I love tracking down a good UnicodeEncodeError through a web app or any Python code for that matter. I thought I’d share the solution to one of the more low-level exceptions I’d triggered.

Essentially, the test is to upload an image to the Django Admin with a special character in it. My example was this:

bib_fortüna.jpg

If you can upload an image with this filename and it works, you’re golden. If you get a UnicodeEncodeError, you might have the same issue we had.

UnicodeEncodeError at /admin/cal/event/add/
('ascii', u'/srv/code/python/appname/media/uploads/images/bib_fort\xfcna.png', 54, 55, 'ordinal not in range(128)')

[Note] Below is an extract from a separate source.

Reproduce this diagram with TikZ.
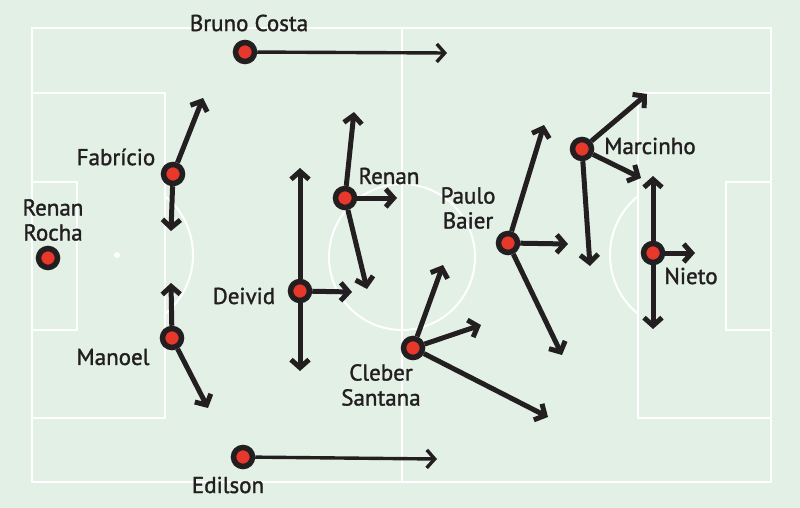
\documentclass[tikz,border=0pt]{standalone}
\usepackage{fontspec}
\setmainfont{PT Sans}
\newfontfamily\namefont[FakeBold=1.4]{PT Sans}
\usepackage{tikz}
\usetikzlibrary{arrows.meta}
\definecolor{pitchBg}{HTML}{E3F0E6}
\definecolor{pitchInk}{HTML}{231F20}
\definecolor{pitchRed}{HTML}{E8382B}
\tikzset{
  player/.style ={circle, draw=pitchInk, fill=pitchRed, line width=5.5pt, minimum size=19pt, inner sep=0pt},
  lbl/.style    ={text=pitchInk, font=\namefont\fontsize{23}{25}\selectfont, align=center, inner sep=0pt},
  run/.style    ={-{Straight Barb[length=8pt,width=18pt]}, line width=5pt, pitchInk},
  longrun/.style={run, line width=3.4pt},
  chalk/.style  ={white, line width=2pt},
}

\begin{document}
\begin{tikzpicture}[x=1pt,y=-1pt]
\useasboundingbox[fill=pitchBg] (0,0) rectangle (800,508);

% ---- pitch ----
\draw[chalk] (32,28) rectangle (771,482);
\draw[chalk] (402,28) -- (402,482);
\draw[chalk] (402,257) circle[radius=73];
\draw[chalk] (32,93) rectangle (165,418);
\draw[chalk] (32,182) rectangle (77,330);
\draw[chalk] (638,93) rectangle (771,418);
\draw[chalk] (726,182) rectangle (771,330);
\fill[white] (117,255) circle[radius=3];
\begin{scope}
  \clip (165,0) rectangle (402,508);
  \draw[chalk] (117,255) circle[radius=76];
\end{scope}
\begin{scope}
  \clip (402,0) rectangle (638,508);
  \draw[chalk] (686,255) circle[radius=76];
\end{scope}

% ---- arrow ends ----
\coordinate (brunoA)  at (447,53);
\coordinate (fabA)    at (203,98);
\coordinate (fabB)    at (171,231);
\coordinate (manA)    at (171,283);
\coordinate (manB)    at (208,408);
\coordinate (deiA)    at (300,168);
\coordinate (deiB)    at (300,371);
\coordinate (deiC)    at (352,292);
\coordinate (renA)    at (354,112);
\coordinate (renB)    at (397,198);
\coordinate (renC)    at (367,289);
\coordinate (clebA)   at (443,265);
\coordinate (clebB)   at (481,325);
\coordinate (clebC)   at (548,417);
\coordinate (pauA)    at (544,125);
\coordinate (pauB)    at (568,244);
\coordinate (pauC)    at (562,355);
\coordinate (marA)    at (647,94);
\coordinate (marB)    at (641,178);
\coordinate (marC)    at (590,266);
\coordinate (nieA)    at (653,176);
\coordinate (nieB)    at (695,253);
\coordinate (nieC)    at (653,329);
\coordinate (ediA)    at (437,459);

% ---- players ----
\node[player] (rocha)  at (48,258)  {};
\node[player] (bruno)  at (245,52)  {};
\node[player] (fab)    at (173,174) {};
\node[player] (man)    at (172,338) {};
\node[player] (edi)    at (243,457) {};
\node[player] (dei)    at (300,291) {};
\node[player] (ren)    at (345,198) {};
\node[player] (cleb)   at (413,348) {};
\node[player] (pau)    at (508,243) {};
\node[player] (mar)    at (582,149) {};
\node[player] (nie)    at (653,253) {};

\draw[longrun] (bruno)--(brunoA);
\draw[longrun] (edi)--(ediA);
\draw[run] (fab)--(fabA);
\draw[run] (fab)--(fabB);
\draw[run] (man)--(manA);
\draw[run] (man)--(manB);
\draw[run] (dei)--(deiA);
\draw[run] (dei)--(deiB);
\draw[run] (dei)--(deiC);
\draw[run] (ren)--(renA);
\draw[run] (ren)--(renB);
\draw[run] (ren)--(renC);
\draw[run] (cleb)--(clebA);
\draw[run] (cleb)--(clebB);
\draw[run] (cleb)--(clebC);
\draw[run] (pau)--(pauA);
\draw[run] (pau)--(pauB);
\draw[run] (pau)--(pauC);
\draw[run] (mar)--(marA);
\draw[run] (mar)--(marB);
\draw[run] (mar)--(marC);
\draw[run] (nie)--(nieA);
\draw[run] (nie)--(nieB);
\draw[run] (nie)--(nieC);

% ---- names ----
\node[lbl] (tRocha) at (53,220)  {Renan\\Rocha};
\node[lbl] (tBruno) at (249,23)  {Bruno Costa};
\node[lbl] (tFab)   at (116,157) {Fabrício};
\node[lbl] (tMan)   at (113,357) {Manoel};
\node[lbl] (tEdi)   at (228,485) {Edilson};
\node[lbl] (tDei)   at (244,296) {Deivid};
\node[lbl] (tRen)   at (389,176) {Renan};
\node[lbl] (tCleb)  at (381,385) {Cleber\\Santana};
\node[lbl] (tPau)   at (468,208) {Paulo\\Baier};
\node[lbl] (tMar)   at (650,146) {Marcinho};
\node[lbl] (tNie)   at (691,276) {Nieto};
\end{tikzpicture}
\end{document}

In this case, the Python os machinery expects everything on the filesystem to be an ascii string, instead it’s getting a unicode representation of a lower case u with umlaut. I did my usual checks, database character set and collation are utf8 and utf8_unicode_ci respectively, template character sets are utf8 too. There were apparently no problems at the application level.

In our case, it turns out Apache was running under the wrong environment. The important environment variable here is LC_ALL—Apache understood the value to be POSIX but it needs to be en_GB.UTF-8 to allow special characters in filenames. We tried everything; setEnv in Apache config; exporting the variable in bash.

The Solution

The only thing that would work was a direct edit to the Apache init script. On our SUSE Linux (SLES) box, we edited /etc/init.d/apache2 and inserted the following lines before the case switches.

LANG='en_GB.UTF-8';
LC_ALL='en_GB.UTF-8';
LC_LANG='en_GB.UTF-8';
export LANG;
export LC_ALL;
export LC_LANG;

Later in the script I temporarily added echo $LC_ALL; to verify the environment variable had indeed been set. Restarting Apache via the init script resulted in successful uploads of files named using accented or extended character sets.

As ever, we are indebted to Stack Overflow for helping us find this solution.